Indeed, I drove my 1930 Chrysler Imperial through a “Bushville” just the other day. It was filled with lean hobos heating tins of lima beans over open fires. Very sad. Most of them used to be Chrysler stockholders, apparently, until they lost their fortunes when the Obama administration raced that company through an extra-legal bankruptcy and turned 55 percent ownership of it over to the UAW.

But speaking of tins, Tanenhaus seems to have a tin ear. It’s liberals, after all, who are disconnected from the conversations going on around the country.

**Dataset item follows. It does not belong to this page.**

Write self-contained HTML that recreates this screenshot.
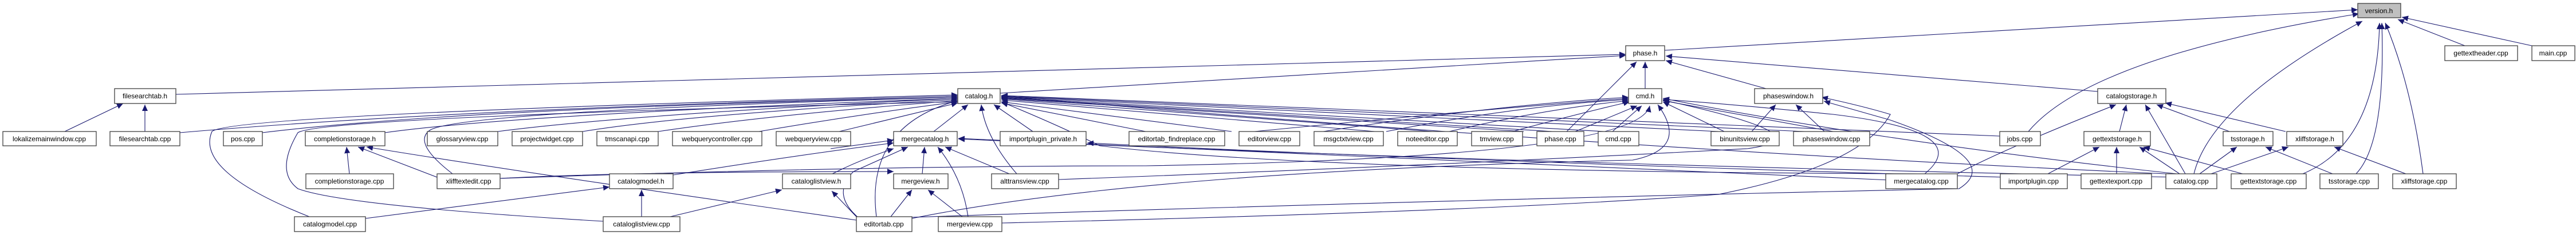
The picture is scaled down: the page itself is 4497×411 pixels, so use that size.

For example, media elites assure us that the economic worst is behind us. “Some companies came through the recently ended recession with flying colors,” opened a story on Slate magazine on Nov. 7. Break out the bubbly; the recession is over! Except -- it doesn’t feel over. Unemployment is 10.2 percent. Americans aren’t living in “Bushvilles,” but most worry about jobs.

How have liberals in Congress reacted? They’ve passed bills that destroyed valuable assets (cash for clunkers), would implement new taxes in an effort to stop phantom global warming (cap and trade legislation) and would impose expensive new burdens on employers and workers (through mandatory health insurance).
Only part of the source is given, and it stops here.